Ермолова — страница 24 из 46

Ее гладкая прическа, ее вязаный платок – все было взято из жизни. Таких Верочек видела Ермолова много. В концертах подбегали они к ней благодарить ее – и их глаза сияли таким же чистым, честным и радостным выражением под впечатлением искусства, как тут, на сцене, сияли глаза Ермоловой, глаза Верочки Лониной, при мысли, что она наконец у цели.

Она дрожит от холода, сама не замечая этого. Когда спутник ее спрашивает, не озябла ли она, – она отвечает:

– Немножко…

А когда он обращает ее внимание на то, какое кругом разрушение, как все мрачно, – она с необыкновенной искренностью говорит, что она этого ничего не видит и не замечает:

– Я помню только, что я в школе, в моей любезной школе, – и так этому рада. Меня ждет великое дело.

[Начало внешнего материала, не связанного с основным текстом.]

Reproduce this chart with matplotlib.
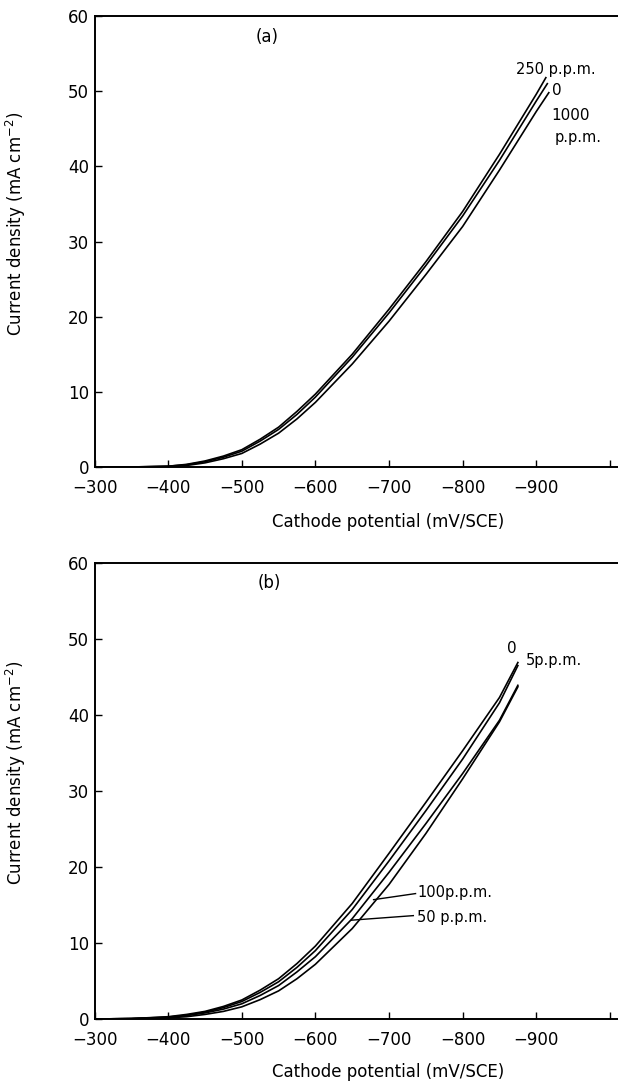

Мария Николаевна пристально поглядывает на помещика: взгляд ее глубок и серьезен. Она понимает, что это, кажущееся таким маленьким, оплачиваемое двадцатью рублями, дело есть дело великое. И тут впервые радость уступает место раздумью:

– Ах… сумею ли?.. – скорее себя, чем его, спрашивает она. Но когда он задает ей вопрос, хватит ли у нее сил на борьбу, – она с изумлением отвечает вопросом же:

– С чем борьба?

Какая же может быть борьба, если она будет честно делать свое дело? В ней нет сомнений или дурных предчувствий: полное доверие к окружающему. Но, оставшись одна, она невольно обращает внимание на то, что кругом нее. Кутается в платок… Я, как сейчас, помню это ее зябкое движение плечами, от которого самой становилось холодно, будто сидишь не в театральном зале, а в этой жалкой избе, где за стенами завывает ветер и, очевидно, дует изо всех щелей. Она попробовала печь: «Как лед…» Вой ветра вызывал в ней представление, что она «как военные в лагере…». Да она и идет на войну – на войну с темнотой, с невежеством!.. И она опять радостно смеялась, хотя вся дрожала – от холода или от волнения, а может быть, и от того и от другого. Некоторое время Мария Николаевна стояла, словно собиралась с духом, крепко сжимая руки, – но вдруг решалась и стремительно легким движением, как купающийся бросается в воду, шла в класс…

Последующую сцену со сторожем Мария Николаевна вела все еще в светлых тонах. Когда сторож Акимыч мрачно спрашивает ее, чем же топить, если дров нет, – она только удивляется: дров нет? Значит, надо распорядиться, чтобы привезли, и только… Ей все кажется простым. Ей ведь интересно не это, а только те школьники, к которым она опять уходит, готовая их полюбить, полная интереса к ним. Но действительность скоро дает ей себя знать.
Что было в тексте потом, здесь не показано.